A regional analysis of state expenditures versus state revenues hasn't been done in many years. The General Assembly's Legislative Research Unit (LRU) has refused to conduct a new study because of the uproar created the last time it did one.

That last LRU report, in 1987, found that the suburbs (including suburban Cook) paid 46 percent of state taxes but got back just 27 percent of state spending.

Downstate was the biggest "tax eater," according to the LRU report, paying just 33 percent of the state's taxes while benefiting from a whopping 47 percent of the state's spending. Chicago paid 21 percent of the taxes and got 25 percent of the spending.

A few months ago, the highly respected Taxpayers Federation of Illinois published a study of state tax collections. Downstate paid just 30 percent of all state personal-income and sales taxes collected in 2009 despite having 35 percent of the population.

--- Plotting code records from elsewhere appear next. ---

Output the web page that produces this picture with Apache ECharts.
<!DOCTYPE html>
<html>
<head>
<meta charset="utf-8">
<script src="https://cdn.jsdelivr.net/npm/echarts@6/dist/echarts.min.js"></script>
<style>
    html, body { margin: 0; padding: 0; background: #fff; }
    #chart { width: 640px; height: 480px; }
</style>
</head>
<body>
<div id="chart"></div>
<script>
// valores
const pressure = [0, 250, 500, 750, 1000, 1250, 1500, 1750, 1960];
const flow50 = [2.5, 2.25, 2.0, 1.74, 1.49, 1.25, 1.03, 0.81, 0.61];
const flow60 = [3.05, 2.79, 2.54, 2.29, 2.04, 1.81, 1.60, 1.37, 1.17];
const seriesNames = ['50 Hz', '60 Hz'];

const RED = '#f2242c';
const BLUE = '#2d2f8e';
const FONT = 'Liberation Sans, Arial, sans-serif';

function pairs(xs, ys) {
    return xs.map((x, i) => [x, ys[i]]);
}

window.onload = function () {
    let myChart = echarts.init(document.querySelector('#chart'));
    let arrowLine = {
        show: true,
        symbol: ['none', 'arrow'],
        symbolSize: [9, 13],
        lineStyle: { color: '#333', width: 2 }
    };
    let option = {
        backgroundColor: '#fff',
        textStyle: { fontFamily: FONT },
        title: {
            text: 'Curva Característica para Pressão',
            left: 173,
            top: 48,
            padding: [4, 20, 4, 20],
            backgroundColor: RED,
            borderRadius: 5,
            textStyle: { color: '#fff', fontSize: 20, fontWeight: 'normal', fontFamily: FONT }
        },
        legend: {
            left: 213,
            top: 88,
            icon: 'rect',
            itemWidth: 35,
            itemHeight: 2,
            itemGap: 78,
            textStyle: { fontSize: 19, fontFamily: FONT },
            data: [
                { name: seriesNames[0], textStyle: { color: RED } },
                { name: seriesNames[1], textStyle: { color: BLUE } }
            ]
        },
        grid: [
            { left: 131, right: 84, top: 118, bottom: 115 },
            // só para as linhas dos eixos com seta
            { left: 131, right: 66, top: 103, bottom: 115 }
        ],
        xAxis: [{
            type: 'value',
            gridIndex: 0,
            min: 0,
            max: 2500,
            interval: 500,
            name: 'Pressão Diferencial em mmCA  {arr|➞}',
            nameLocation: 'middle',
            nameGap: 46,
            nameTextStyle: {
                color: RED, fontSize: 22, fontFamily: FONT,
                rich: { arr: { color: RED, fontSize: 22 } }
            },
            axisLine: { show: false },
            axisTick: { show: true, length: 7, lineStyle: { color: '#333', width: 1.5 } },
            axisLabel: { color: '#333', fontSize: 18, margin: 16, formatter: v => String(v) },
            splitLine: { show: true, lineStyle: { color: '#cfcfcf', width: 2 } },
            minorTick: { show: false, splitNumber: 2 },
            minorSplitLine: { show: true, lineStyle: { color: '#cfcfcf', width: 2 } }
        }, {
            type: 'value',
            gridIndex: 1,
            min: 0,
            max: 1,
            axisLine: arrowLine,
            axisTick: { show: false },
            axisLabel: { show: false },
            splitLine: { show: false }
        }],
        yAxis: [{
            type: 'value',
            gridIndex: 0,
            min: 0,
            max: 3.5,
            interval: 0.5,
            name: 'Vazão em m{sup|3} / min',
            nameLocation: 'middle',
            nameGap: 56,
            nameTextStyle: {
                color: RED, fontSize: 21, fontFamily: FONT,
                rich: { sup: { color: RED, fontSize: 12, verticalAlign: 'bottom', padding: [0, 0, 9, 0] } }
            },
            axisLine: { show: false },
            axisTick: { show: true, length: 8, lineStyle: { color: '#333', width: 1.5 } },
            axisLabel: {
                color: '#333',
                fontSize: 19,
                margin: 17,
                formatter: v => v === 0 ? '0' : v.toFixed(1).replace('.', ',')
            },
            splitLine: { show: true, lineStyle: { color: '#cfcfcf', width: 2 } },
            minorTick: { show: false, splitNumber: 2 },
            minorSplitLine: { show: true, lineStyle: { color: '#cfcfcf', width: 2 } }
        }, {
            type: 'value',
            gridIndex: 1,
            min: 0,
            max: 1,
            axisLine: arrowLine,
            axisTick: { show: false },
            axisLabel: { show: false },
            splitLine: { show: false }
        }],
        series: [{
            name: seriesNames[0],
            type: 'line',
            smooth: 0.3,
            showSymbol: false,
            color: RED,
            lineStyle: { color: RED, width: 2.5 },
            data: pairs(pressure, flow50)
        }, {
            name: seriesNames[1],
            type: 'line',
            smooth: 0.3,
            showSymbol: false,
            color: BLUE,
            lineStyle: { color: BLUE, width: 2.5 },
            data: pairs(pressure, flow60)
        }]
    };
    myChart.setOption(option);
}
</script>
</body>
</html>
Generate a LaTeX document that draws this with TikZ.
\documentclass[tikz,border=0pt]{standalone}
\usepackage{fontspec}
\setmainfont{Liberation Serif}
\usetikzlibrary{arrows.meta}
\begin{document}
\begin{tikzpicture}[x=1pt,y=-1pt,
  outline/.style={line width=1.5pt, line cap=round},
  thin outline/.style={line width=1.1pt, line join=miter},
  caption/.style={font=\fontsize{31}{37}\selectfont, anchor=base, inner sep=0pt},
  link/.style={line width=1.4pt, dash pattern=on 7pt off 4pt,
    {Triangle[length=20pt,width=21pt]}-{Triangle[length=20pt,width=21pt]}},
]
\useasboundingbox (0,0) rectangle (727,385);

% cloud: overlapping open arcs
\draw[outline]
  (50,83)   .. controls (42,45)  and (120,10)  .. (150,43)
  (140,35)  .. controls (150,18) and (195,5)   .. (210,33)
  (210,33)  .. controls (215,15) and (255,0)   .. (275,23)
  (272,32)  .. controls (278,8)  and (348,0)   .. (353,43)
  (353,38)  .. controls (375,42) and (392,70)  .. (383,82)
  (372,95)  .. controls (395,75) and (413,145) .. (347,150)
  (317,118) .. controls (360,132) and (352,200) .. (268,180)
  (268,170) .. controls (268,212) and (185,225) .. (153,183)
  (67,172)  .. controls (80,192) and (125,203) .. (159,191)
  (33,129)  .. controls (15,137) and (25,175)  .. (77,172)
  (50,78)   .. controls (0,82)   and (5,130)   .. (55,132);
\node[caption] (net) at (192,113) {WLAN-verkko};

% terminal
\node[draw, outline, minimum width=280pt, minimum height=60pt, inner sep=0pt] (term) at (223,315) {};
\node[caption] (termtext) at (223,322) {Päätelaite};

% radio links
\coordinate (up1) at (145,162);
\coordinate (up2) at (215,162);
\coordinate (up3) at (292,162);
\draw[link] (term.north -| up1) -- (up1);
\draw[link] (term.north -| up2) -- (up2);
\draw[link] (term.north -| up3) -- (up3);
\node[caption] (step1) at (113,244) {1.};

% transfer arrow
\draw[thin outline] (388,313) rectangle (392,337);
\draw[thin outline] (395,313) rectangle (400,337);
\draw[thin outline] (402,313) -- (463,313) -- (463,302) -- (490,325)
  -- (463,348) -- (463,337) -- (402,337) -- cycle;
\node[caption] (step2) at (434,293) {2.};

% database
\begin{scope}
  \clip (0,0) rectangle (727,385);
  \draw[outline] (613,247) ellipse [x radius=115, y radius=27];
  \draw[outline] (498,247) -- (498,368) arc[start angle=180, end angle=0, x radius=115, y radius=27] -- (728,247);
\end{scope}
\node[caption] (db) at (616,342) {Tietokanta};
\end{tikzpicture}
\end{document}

Chicago and suburban Cook County paid 40 percent of the two taxes while having 40.5 percent of the population. About even.

And the suburban collar counties paid 30 percent of the two taxes while having only 24 percent of the population.

Once again we see that the suburbs are paying more than their share, while Downstate isn't holding up its end.

The Taxpayers Federation didn't look at corporate income taxes. There are a lot of corporations in Chicago and the suburbs compared to Downstate.

An official with the group told me they're hoping to do a regional spending study. So we shall soon know who's right and who's wrong in this endless debate.

But it's not looking good for Downstate's case. The region simply doesn't have the kind of money that exists in Chicagoland. Downstate generated just 29 percent of the state's personal income in 2009, while Cook had almost 45 percent. And Downstate roads, schools, etc. rely heavily on state assistance.

Mitchell and lots of other Downstaters might still want to kick Cook County out of Illinois, but, whether they like it or not, taxes and (most likely) spending can't be used as an excuse.